Vivimos en un país en el que cualquier suceso feliz se celebra comiendo. Que apruebas una oposición, pues invitas a toda la familia, amigos y hasta a los miembros del tribunal si se tercia. Y no a lechuguita y pescado hervido, no, sino a ingentes cantidades de caldereta, por ejemplo, y a cañas antes, y a postres hipercalóricos después. Un día es un día, decimos, sabiendo que no es verdad, y si no, apunten: celebramos despedidas de soltero, bodas y tornabodas y los novios se despiden con la boca llena de perrunillas. Las comuniones se convierten en puestas de largo con mil invitados, los bautizos ni te cuento, y desde abril a marzo, nos dejamos el estómago en chiringuitos, ferias y romerías múltiples, cada una con su dulce típico. Es más, el nacimiento de Cristo y su muerte nos sirven para pasar del turrón a las torrijas con tres meses de diferencia.
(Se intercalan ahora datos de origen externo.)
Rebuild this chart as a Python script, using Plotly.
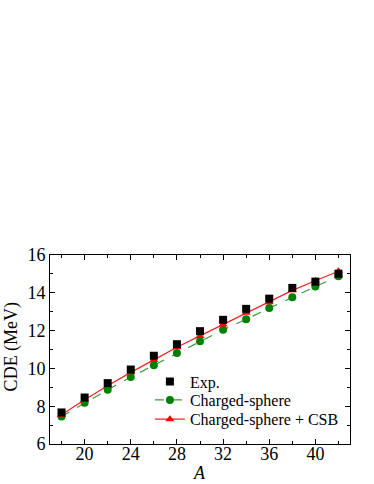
import plotly.graph_objects as go

A = [18, 20, 22, 24, 26, 28, 30, 32, 34, 36, 38, 40, 42]
exp_cde = [7.67, 8.46, 9.22, 9.94, 10.67, 11.28, 11.97, 12.57, 13.15, 13.69, 14.26, 14.59, 15.01]
sphere_cde = [7.46, 8.18, 8.87, 9.54, 10.17, 10.81, 11.44, 12.04, 12.60, 13.20, 13.76, 14.33, 14.87]
csb_cde = [7.55, 8.34, 9.08, 9.79, 10.45, 11.12, 11.72, 12.32, 12.94, 13.50, 14.13, 14.64, 15.14]

x_ticks = [20, 24, 28, 32, 36, 40]
y_ticks = [6, 8, 10, 12, 14, 16]

FONT = "Liberation Serif"
X_RANGE = [17, 43]
Y_RANGE = [6, 16]

fig = go.Figure()
fig.add_trace(go.Scatter(
    x=A, y=sphere_cde, name="Charged-sphere", mode="lines+markers",
    line=dict(color="#3a9a3a", width=1.2, dash="dash"),
    marker=dict(symbol="circle", size=8, color="#008000"),
    legend="legend2",
))
fig.add_trace(go.Scatter(
    x=A, y=csb_cde, name="Charged-sphere + CSB", mode="lines+markers",
    line=dict(color="#ff2020", width=1.2),
    marker=dict(symbol="triangle-up", size=8, color="#ff0000"),
    legend="legend3",
))
fig.add_trace(go.Scatter(
    x=A, y=exp_cde, name="Exp.", mode="markers",
    marker=dict(symbol="square", size=8, color="#000000"),
    legend="legend",
))
# invisible helper trace so the label-only x axis is drawn
fig.add_trace(go.Scatter(x=[A[0]], y=[exp_cde[0]], xaxis="x2", mode="markers",
                         marker=dict(opacity=0), showlegend=False, hoverinfo="skip"))

axis_common = dict(
    showgrid=False, zeroline=False, showline=True, linecolor="black", linewidth=1,
    mirror="ticks", ticks="inside", ticklen=5, tickcolor="black",
    tickfont=dict(family=FONT, size=18, color="black"),
    automargin=False,
)
fig.update_layout(
    xaxis=dict(
        range=X_RANGE, tickvals=x_ticks, showticklabels=False,
        minor=dict(dtick=2, tick0=18, ticks="inside", ticklen=3, tickcolor="black"),
        **axis_common,
    ),
    xaxis2=dict(
        range=X_RANGE, tickvals=x_ticks, overlaying="x", anchor="free", position=0.018,
        side="bottom", showline=False, ticks="", showgrid=False, zeroline=False,
        tickfont=dict(family=FONT, size=18, color="black"), automargin=False,
    ),
    yaxis=dict(
        range=Y_RANGE, tickvals=y_ticks,
        minor=dict(dtick=1, tick0=6, ticks="inside", ticklen=3, tickcolor="black"),
        **axis_common,
    ),
)

leg_common = dict(
    x=0.333, xanchor="left", yanchor="middle",
    bgcolor="rgba(0,0,0,0)", borderwidth=0,
    font=dict(family=FONT, size=16, color="black"),
    itemwidth=30,
)

fig.update_layout(
    width=374, height=484,
    margin=dict(l=50, r=24, t=255, b=40),
    paper_bgcolor="white", plot_bgcolor="white",
    font=dict(family=FONT),
    hovermode=False,
    showlegend=True,
    legend=dict(y=0.3296, **leg_common),
    legend2=dict(y=0.2328, **leg_common),
    legend3=dict(y=0.1307, **leg_common),
    annotations=[
        dict(text="CDE (MeV)", xref="paper", yref="paper", x=-0.127, y=0.516,
             textangle=-90, showarrow=False, xanchor="center", yanchor="middle",
             font=dict(family=FONT, size=18, color="black")),
        dict(text="<i>A</i>", xref="paper", yref="paper", x=0.497, y=-0.156,
             showarrow=False, xanchor="center", yanchor="middle",
             font=dict(family=FONT, size=18, color="black")),
    ],
)

fig.write_html("out.html", config={"displayModeBar": False},
               post_script="document.body.style.margin='0';")
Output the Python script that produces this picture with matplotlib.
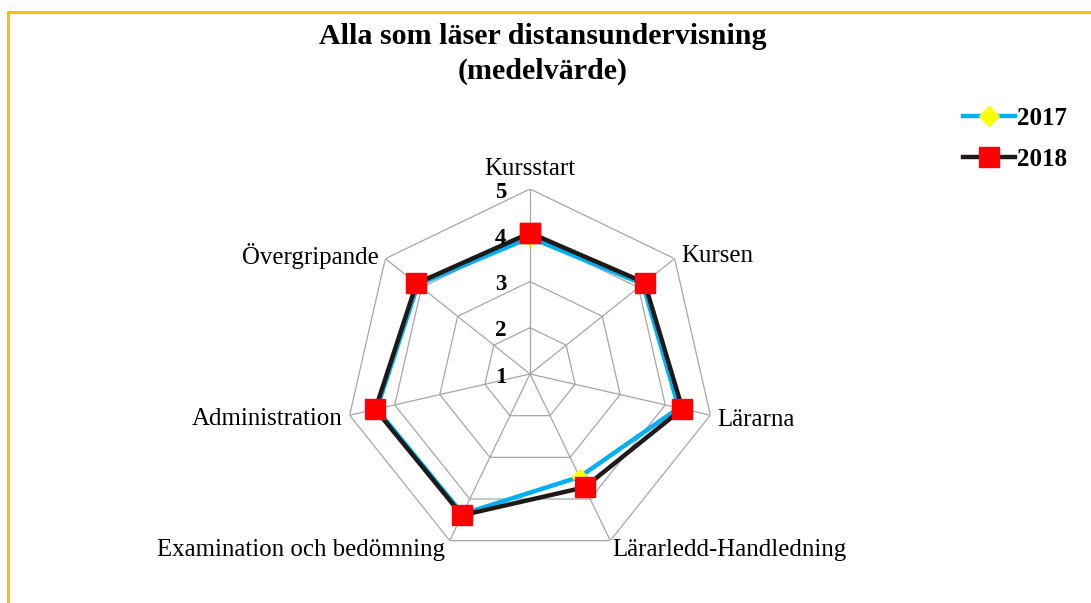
import numpy as np
import matplotlib
matplotlib.use("Agg")
import matplotlib.pyplot as plt
from matplotlib.lines import Line2D

plt.rcParams['font.family'] = ['Liberation Serif', 'DejaVu Serif']

categories = ["Kursstart", "Kursen", "Lärarna", "Lärarledd-Handledning",
              "Examination och bedömning", "Administration", "Övergripande"]
values_2017 = [3.95, 4.12, 4.30, 3.47, 4.36, 4.40, 4.10]
values_2018 = [4.05, 4.17, 4.38, 3.72, 4.39, 4.43, 4.14]
series_labels = ["2017", "2018"]
tick_values = [1, 2, 3, 4, 5]

W, H = 1091, 603
fig = plt.figure(figsize=(W / 100, H / 100), dpi=100)
fig.patch.set_facecolor('white')

# gold border (top and left)
fig.add_artist(Line2D([8 / W, 8 / W], [0, 1 - 12 / H], transform=fig.transFigure,
                      color='#FFC000', lw=2.2))
fig.add_artist(Line2D([8 / W, 1], [1 - 12 / H, 1 - 12 / H], transform=fig.transFigure,
                      color='#FFC000', lw=2.2))

fig.text(543 / W, 1 - 36 / H, "Alla som läser distansundervisning", ha='center', va='center',
         fontsize=21.6, fontweight='bold')
fig.text(543 / W, 1 - 71 / H, "(medelvärde)", ha='center', va='center',
         fontsize=21.6, fontweight='bold')

cx, cy, R = 530, 374, 185
ax = fig.add_axes([(cx - R) / W, (H - cy - R) / H, 2 * R / W, 2 * R / H], projection='polar')
ax.set_theta_offset(np.pi / 2)
ax.set_theta_direction(-1)
ax.set_ylim(1, 5)
ax.grid(False)
ax.spines['polar'].set_visible(False)
ax.set_xticks([])
ax.set_yticks([])
ax.patch.set_alpha(0)

n = len(categories)
angles = np.linspace(0, 2 * np.pi, n, endpoint=False)
ang_c = np.concatenate([angles, angles[:1]])

grid_color = '#A6A6A6'
for t in tick_values[1:]:
    ax.plot(ang_c, [t] * (n + 1), color=grid_color, lw=0.9, zorder=1)
for a in angles:
    ax.plot([a, a], [1, 5], color=grid_color, lw=0.9, zorder=1)

v17 = np.concatenate([values_2017, values_2017[:1]])
v18 = np.concatenate([values_2018, values_2018[:1]])
ax.plot(ang_c, v17, color='#00B0F0', lw=3.2, marker='D', markersize=8,
        markerfacecolor='#FFFF00', markeredgecolor='#FFFF00', zorder=3, clip_on=False)
ax.plot(ang_c, v18, color='#1F1A17', lw=3.2, marker='s', markersize=14,
        markerfacecolor='#FF0000', markeredgecolor='#FF0000', zorder=4, clip_on=False)

# tick labels
for t in tick_values:
    ax.annotate(str(t), xy=(0, t), xycoords='data', xytext=(-21, -2.2),
                textcoords='offset points', ha='center', va='center',
                fontsize=16.5, fontweight='bold', zorder=5, annotation_clip=False)

# category labels
p = 100 / 72
label_pos = [
    ((0, 9 / p), 'center', 'bottom'),
    ((7 / p, 3 / p), 'left', 'center'),
    ((7 / p, -5 / p), 'left', 'center'),
    ((2 / p, -9 / p), 'left', 'center'),
    ((-5 / p, -9 / p), 'right', 'center'),
    ((-7 / p, -4 / p), 'right', 'center'),
    ((-7 / p, 3 / p), 'right', 'center'),
]
for a, cat, (off, ha, va) in zip(angles, categories, label_pos):
    ax.annotate(cat, xy=(a, 5), xycoords='data', xytext=off, textcoords='offset points',
                ha=ha, va=va, fontsize=17.9, annotation_clip=False)

handles = [
    Line2D([], [], color='#00B0F0', lw=3.2, marker='D', markersize=10,
           markerfacecolor='#FFFF00', markeredgecolor='#FFFF00'),
    Line2D([], [], color='#1F1A17', lw=3.2, marker='s', markersize=14,
           markerfacecolor='#FF0000', markeredgecolor='#FF0000'),
]
leg = fig.legend(handles, series_labels, loc='center left',
                 bbox_to_anchor=(940 / W, 1 - 139 / H), frameon=False,
                 prop={'size': 18, 'weight': 'bold'}, handlelength=2.1,
                 handletextpad=0.1, labelspacing=0.7)

fig.savefig("out.png", dpi=100, facecolor='white')
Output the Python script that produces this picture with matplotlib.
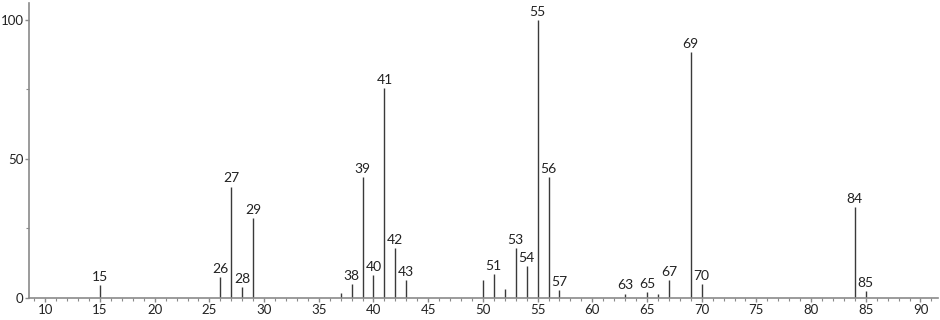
import matplotlib
matplotlib.use("Agg")
import matplotlib.pyplot as plt
from matplotlib.ticker import MultipleLocator

mz = [15, 26, 27, 28, 29, 37, 38, 39, 40, 41, 42, 43, 50, 51, 52, 53, 54, 55,
      56, 57, 63, 65, 66, 67, 69, 70, 84, 85]
intensity = [4.6, 7.4, 40.1, 4.0, 28.8, 1.9, 5.1, 43.4, 8.2, 75.6, 18.0, 6.3,
             6.3, 8.7, 3.4, 17.9, 11.4, 100.0, 43.6, 3.0, 1.6, 2.3, 1.6, 6.4,
             88.6, 5.0, 32.7, 2.4]
labeled = [15, 26, 27, 28, 29, 38, 39, 40, 41, 42, 43, 51, 53, 54, 55, 56, 57,
           63, 65, 67, 69, 70, 84, 85]

plt.rcParams['font.family'] = ['Lato', 'DejaVu Sans']

fig = plt.figure(figsize=(9.4, 3.2), dpi=100)
ax = fig.add_axes([29/940, 22/320, 909/940, 295/320])

ax.vlines(mz, 0, intensity, colors='#3a3a3a', linewidth=1.0)
for m, v in zip(mz, intensity):
    if m in labeled:
        ax.annotate(str(m), (m, v), xytext=(0, 1.5), textcoords='offset points',
                    ha='center', va='bottom', fontsize=10, color='#222222')

ax.set_xlim(8.51, 91.6)
ax.set_ylim(0, 106.1)
ax.xaxis.set_major_locator(MultipleLocator(5))
ax.xaxis.set_minor_locator(MultipleLocator(1))
ax.yaxis.set_major_locator(MultipleLocator(50))
ax.yaxis.set_minor_locator(MultipleLocator(25))

for s in ['top', 'right']:
    ax.spines[s].set_visible(False)
for s in ['left', 'bottom']:
    ax.spines[s].set_color('#8a8a8a')
    ax.spines[s].set_linewidth(1.2)

ax.tick_params(axis='both', which='major', length=3, width=1, color='#8a8a8a',
               labelsize=9.5, labelcolor='#222222', pad=1)
ax.tick_params(axis='both', which='minor', length=2.2, width=0.8, color='#8a8a8a')

fig.savefig('out.png', dpi=100)
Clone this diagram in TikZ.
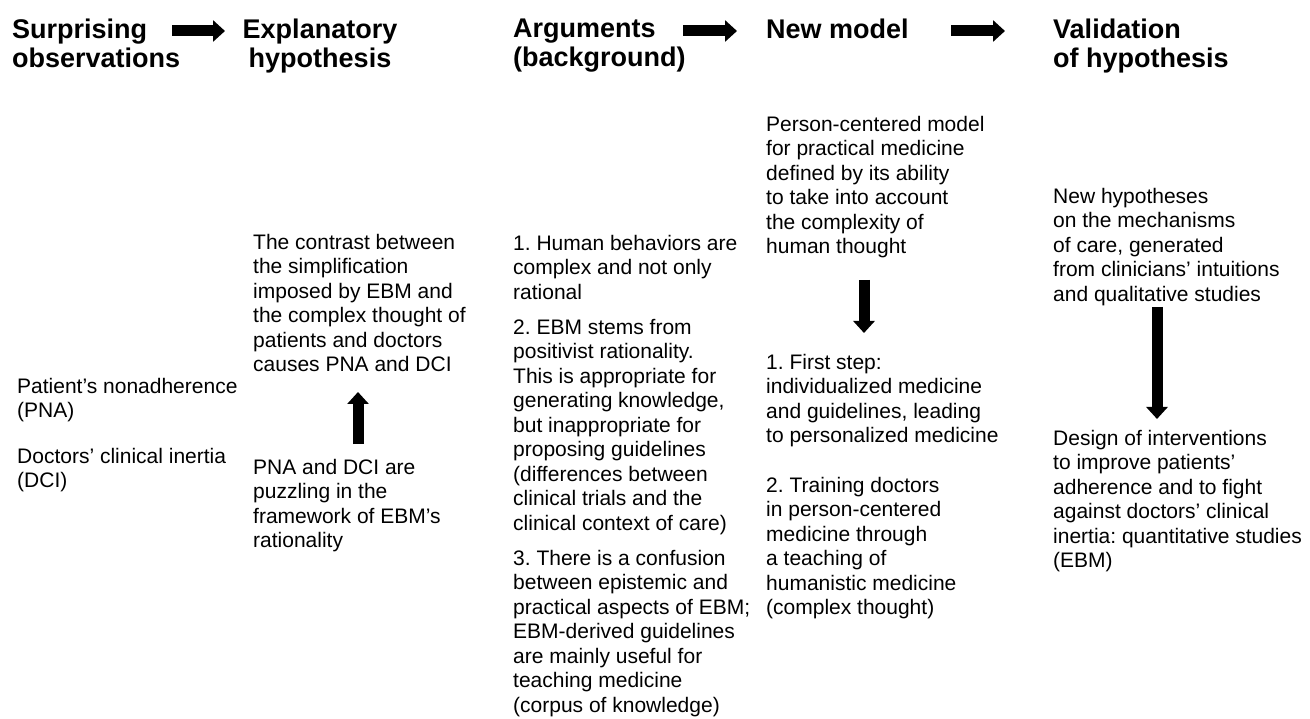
\documentclass[tikz,border=0pt]{standalone}
\usepackage{fontspec}
\setmainfont{Liberation Sans}
\usetikzlibrary{arrows.meta}
\frenchspacing
\begin{document}
\begin{tikzpicture}[x=1pt,y=-1pt,
  body/.style={anchor=north west, inner sep=0pt, align=left, font=\fontsize{21}{24.5}\selectfont\frenchspacing},
  head/.style={anchor=north west, inner sep=0pt, align=left, font=\fontsize{27}{28.5}\selectfont\bfseries},
  blockarrow/.style={line width=11pt, -{Triangle[length=12pt,width=21pt]}},
]
\useasboundingbox (0,0) rectangle (1310,719);

% headings
\node[head] (h1) at (12,19) {Surprising\\observations};
\node[head, anchor=north, align=center] (h2) at (320,19) {Explanatory\\hypothesis};
\node[head] (h3) at (513,19) {Arguments\\(background)};
\node[head] (h4) at (766,19) {New model};
\node[head] (h5) at (1053,19) {Validation\\of hypothesis};

\coordinate (a1s) at (172,31); \coordinate (a1e) at (225,31);
\coordinate (a2s) at (683,31); \coordinate (a2e) at (737,31);
\coordinate (a3s) at (951,31); \coordinate (a3e) at (1005,31);
\draw[blockarrow] (a1s) -- (a1e);
\draw[blockarrow] (a2s) -- (a2e);
\draw[blockarrow] (a3s) -- (a3e);

% column 1
\node[body] (c1a) at (17,378) {Patient’s nonadherence\\(PNA)};
\node[body] (c1b) at (17,448) {Doctors’ clinical inertia\\(DCI)};

% column 2
\node[body] (c2a) at (253,234) {The contrast between\\the simplification\\imposed by EBM and\\the complex thought of\\patients and doctors\\causes PNA and DCI};
\node[body] (c2b) at (253,459) {PNA and DCI are\\puzzling in the\\framework of EBM’s\\rationality};
\coordinate (u1s) at (358,444); \coordinate (u1e) at (358,392);
\draw[blockarrow] (u1s) -- (u1e);

% column 3
\node[body] (c3a) at (513,235) {1. Human behaviors are\\complex and not only\\rational};
\node[body] (c3b) at (513,319) {2. EBM stems from\\positivist rationality.\\This is appropriate for\\generating knowledge,\\but inappropriate for\\proposing guidelines\\(differences between\\clinical trials and the\\clinical context of care)};
\node[body] (c3c) at (513,550) {3. There is a confusion\\between epistemic and\\practical aspects of EBM;\\EBM-derived guidelines\\are mainly useful for\\teaching medicine\\(corpus of knowledge)};

% column 4
\node[body] (c4a) at (766,116) {Person-centered model\\for practical medicine\\defined by its ability\\to take into account\\the complexity of\\human thought};
\node[body] (c4b) at (766,354) {1. First step:\\individualized medicine\\and guidelines, leading\\to personalized medicine};
\node[body] (c4c) at (766,477) {2. Training doctors\\in person-centered\\medicine through\\a teaching of\\humanistic medicine\\(complex thought)};
\coordinate (d1s) at (864,280); \coordinate (d1e) at (864,333);
\draw[blockarrow] (d1s) -- (d1e);

% column 5
\node[body] (c5a) at (1053,188) {New hypotheses\\on the mechanisms\\of care, generated\\from clinicians’ intuitions\\and qualitative studies};
\node[body] (c5b) at (1053,430) {Design of interventions\\to improve patients’\\adherence and to fight\\against doctors’ clinical\\inertia: quantitative studies\\(EBM)};
\coordinate (d2s) at (1157,307); \coordinate (d2e) at (1157,419);
\draw[blockarrow] (d2s) -- (d2e);
\end{tikzpicture}
\end{document}
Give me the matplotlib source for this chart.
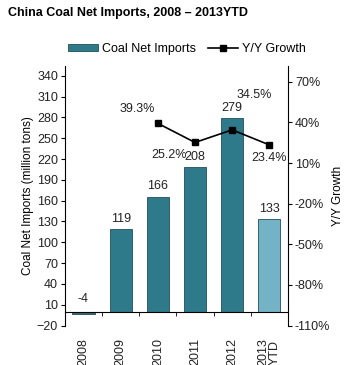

Entonces, a qué viene ahora lo de echarse las manos a la cabeza porque seamos uno de los países con mayor índice de población obesa. Nos espantamos porque un niño asturiano abulte lo que sus abuelos, y hacemos aspavientos ante las cifras de colesterol y de enfermedades coronarias. Lo raro es que nuestras arterias no nos hayan rodeado el cuello para ahogarnos mientras engullimos alguna de las miles de chucherías que se venden en cualquier tienda.

En nuestro país, por suerte o por desgracia, la comida se convierte en una fiesta. Pero tristemente es un lujo en el mundo en que vivimos. Tiene narices que el exceso mate más que la escasez. Qué difícil el término medio. Aquí, como en las siete y media, siempre perdemos. Unos por carta de más. Otros por carta de menos.